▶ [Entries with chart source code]
begin
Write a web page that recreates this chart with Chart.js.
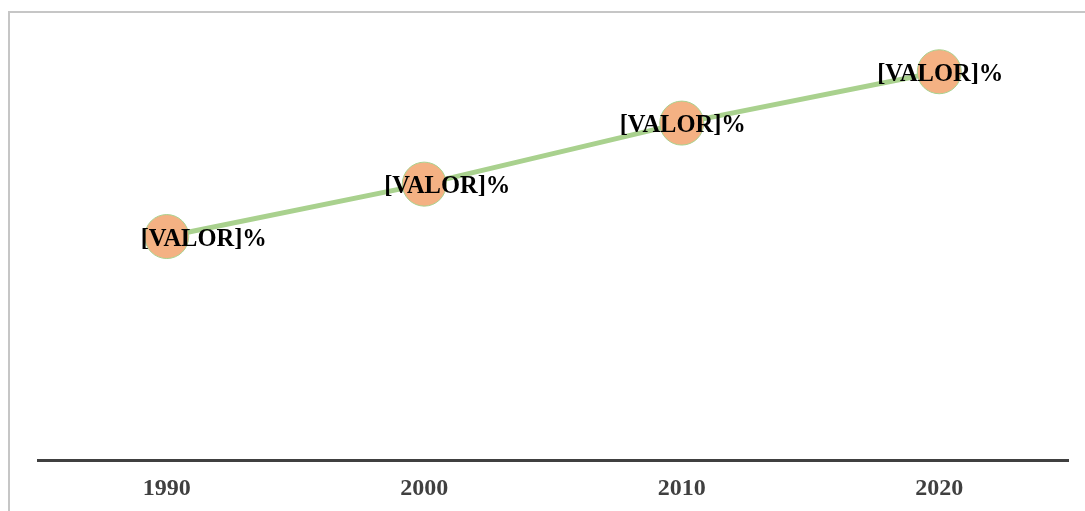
<!DOCTYPE html>
<html>
<head>
<meta charset="utf-8">
<script src="https://cdn.jsdelivr.net/npm/chart.js@4/dist/chart.umd.min.js"></script>
<style>
  html, body { margin: 0; padding: 0; background: #fff; overflow: hidden; }
  #wrap { position: relative; width: 1085px; height: 511px; overflow: hidden; }
  canvas { display: block; }
</style>
</head>
<body>
<div id="wrap"><canvas id="grafico" width="1085" height="525"></canvas></div>
<script>
const anos = ['1990', '2000', '2010', '2020'];
const valores = [41.4, 51.1, 62.4, 71.9];
const rotulos = ['[VALOR]%', '[VALOR]%', '[VALOR]%', '[VALOR]%'];

// frame around the chart, only top and left edges show in the picture
const moldura = {
  id: 'moldura',
  beforeDraw(chart) {
    const ctx = chart.ctx;
    ctx.save();
    ctx.strokeStyle = '#c6c6c6';
    ctx.lineWidth = 2;
    ctx.strokeRect(9, 12, 1200, 700);
    ctx.restore();
  }
};

// data labels, shifted a little like in the original
const deslocX = [37, 23, 1, 1];
const rotulosPlugin = {
  id: 'rotulos',
  afterDatasetsDraw(chart) {
    const ctx = chart.ctx;
    const meta = chart.getDatasetMeta(0);
    ctx.save();
    ctx.font = 'bold 24.5px "Liberation Serif", "Times New Roman", serif';
    ctx.fillStyle = '#000';
    ctx.textAlign = 'center';
    ctx.textBaseline = 'middle';
    meta.data.forEach((pt, i) => {
      ctx.fillText(rotulos[i], pt.x + deslocX[i], pt.y + 3);
    });
    ctx.restore();
  }
};

const ctx = document.getElementById('grafico').getContext('2d');
const grafico = new Chart(ctx, {
  type: 'line',
  data: {
    labels: anos,
    datasets: [{
      data: valores,
      borderColor: '#a9d18e',
      borderWidth: 5,
      pointRadius: 22,
      pointHoverRadius: 22,
      pointBackgroundColor: '#f4b183',
      pointBorderColor: '#a9d18e',
      pointBorderWidth: 1,
      tension: 0
    }]
  },
  options: {
    responsive: false,
    animation: false,
    layout: { autoPadding: false, padding: { left: 38, right: 17, top: 28, bottom: 8 } },
    plugins: {
      legend: { display: false },
      tooltip: { enabled: false }
    },
    scales: {
      x: {
        offset: true,
        grid: { display: false, drawTicks: false },
        border: { display: true, color: '#404040', width: 3 },
        ticks: {
          color: '#404040',
          padding: 14,
          font: { family: '"Liberation Serif", "Times New Roman", serif', size: 24, weight: 'bold' }
        }
      },
      y: {
        display: false,
        min: 0,
        max: 80
      }
    }
  },
  plugins: [moldura, rotulosPlugin]
});
</script>
</body>
</html>
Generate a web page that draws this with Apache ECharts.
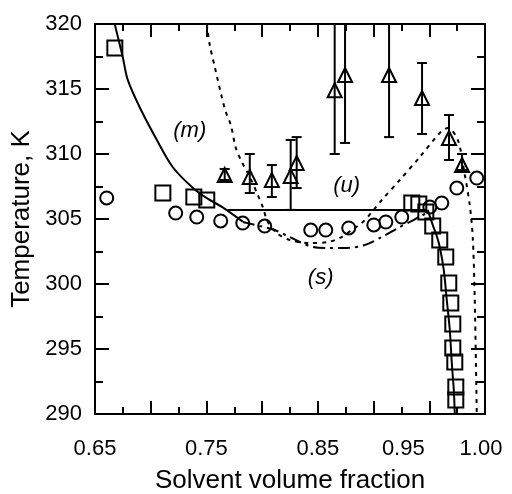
end
▶ [What this task involves] All the material shown above is to be copied exactly, with no pictures carried over.

▶ [Correct result]
Write a web page that recreates this chart with Chart.js.
<!DOCTYPE html>
<html>
<head>
<meta charset="utf-8">
<script src="https://cdn.jsdelivr.net/npm/chart.js@4/dist/chart.umd.min.js"></script>
<style>
  html, body { margin: 0; padding: 0; background: #fff; overflow: hidden; }
  #wrap { position: relative; width: 1085px; height: 511px; overflow: hidden; }
  canvas { display: block; }
</style>
</head>
<body>
<div id="wrap"><canvas id="grafico" width="1085" height="525"></canvas></div>
<script>
const anos = ['1990', '2000', '2010', '2020'];
const valores = [41.4, 51.1, 62.4, 71.9];
const rotulos = ['[VALOR]%', '[VALOR]%', '[VALOR]%', '[VALOR]%'];

// frame around the chart, only top and left edges show in the picture
const moldura = {
  id: 'moldura',
  beforeDraw(chart) {
    const ctx = chart.ctx;
    ctx.save();
    ctx.strokeStyle = '#c6c6c6';
    ctx.lineWidth = 2;
    ctx.strokeRect(9, 12, 1200, 700);
    ctx.restore();
  }
};

// data labels, shifted a little like in the original
const deslocX = [37, 23, 1, 1];
const rotulosPlugin = {
  id: 'rotulos',
  afterDatasetsDraw(chart) {
    const ctx = chart.ctx;
    const meta = chart.getDatasetMeta(0);
    ctx.save();
    ctx.font = 'bold 24.5px "Liberation Serif", "Times New Roman", serif';
    ctx.fillStyle = '#000';
    ctx.textAlign = 'center';
    ctx.textBaseline = 'middle';
    meta.data.forEach((pt, i) => {
      ctx.fillText(rotulos[i], pt.x + deslocX[i], pt.y + 3);
    });
    ctx.restore();
  }
};

const ctx = document.getElementById('grafico').getContext('2d');
const grafico = new Chart(ctx, {
  type: 'line',
  data: {
    labels: anos,
    datasets: [{
      data: valores,
      borderColor: '#a9d18e',
      borderWidth: 5,
      pointRadius: 22,
      pointHoverRadius: 22,
      pointBackgroundColor: '#f4b183',
      pointBorderColor: '#a9d18e',
      pointBorderWidth: 1,
      tension: 0
    }]
  },
  options: {
    responsive: false,
    animation: false,
    layout: { autoPadding: false, padding: { left: 38, right: 17, top: 28, bottom: 8 } },
    plugins: {
      legend: { display: false },
      tooltip: { enabled: false }
    },
    scales: {
      x: {
        offset: true,
        grid: { display: false, drawTicks: false },
        border: { display: true, color: '#404040', width: 3 },
        ticks: {
          color: '#404040',
          padding: 14,
          font: { family: '"Liberation Serif", "Times New Roman", serif', size: 24, weight: 'bold' }
        }
      },
      y: {
        display: false,
        min: 0,
        max: 80
      }
    }
  },
  plugins: [moldura, rotulosPlugin]
});
</script>
</body>
</html>
Generate a web page that draws this with Apache ECharts.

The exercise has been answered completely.